Distance-Weighted Discrimination

Distance-weighted discrimination, or DWD, is a margin-based classification method that can be useful in settings where support vector machines are affected by data piling or where a different margin geometry is desired.

TorchKM provides a high-level wrapper:

from torchkm.estimators import TorchKMDWD

Basic usage

import numpy as np
import torch

from sklearn.datasets import make_classification
from sklearn.model_selection import train_test_split
from sklearn.preprocessing import StandardScaler

from torchkm.estimators import TorchKMDWD

X, y = make_classification(
    n_samples=120,
    n_features=20,
    n_informative=10,
    n_redundant=5,
    random_state=0,
)
X = StandardScaler().fit_transform(X)
y = np.where(y == 0, -1, 1)

Xtr, Xte, ytr, yte = train_test_split(X, y, test_size=0.2, random_state=0)

Cs = np.logspace(2, -2, num=4)
device = "cuda" if torch.cuda.is_available() else "cpu"

clf = TorchKMDWD(
    kernel="rbf",
    Cs=Cs,
    nC=len(Cs),
    cv=5,
    device=device,
    max_iter=40,
)

clf.fit(Xtr, ytr)

print("best C:", clf.best_C_)
print("test accuracy:", (clf.predict(Xte) == yte).mean())

Notes

The DWD estimator follows the same general interface as TorchKMSVC:

  • instantiate the estimator;
  • pass a grid of regularization values through Cs;
  • call fit;
  • call predict;
  • inspect the selected regularization value through best_C_.
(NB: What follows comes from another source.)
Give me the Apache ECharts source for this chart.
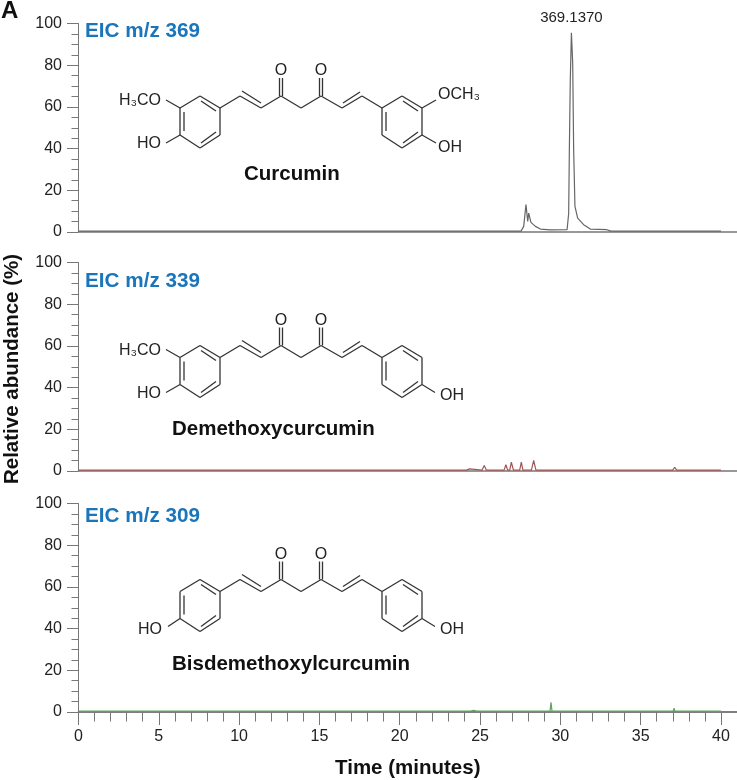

Like the other high-level binary classifiers, TorchKMDWD accepts any two distinct labels, stores the original labels in classes_, and returns predictions in the original label space. Cross-validation scores are stored in cv_mis_.

Set probability=True to fit Platt calibration and enable predict_proba. Set low_rank=True with an RBF kernel to use the Nyström backend.

When to use

Use TorchKMDWD when you want a kernel-based large-margin classifier but would like to compare against an alternative to the SVM hinge-loss formulation.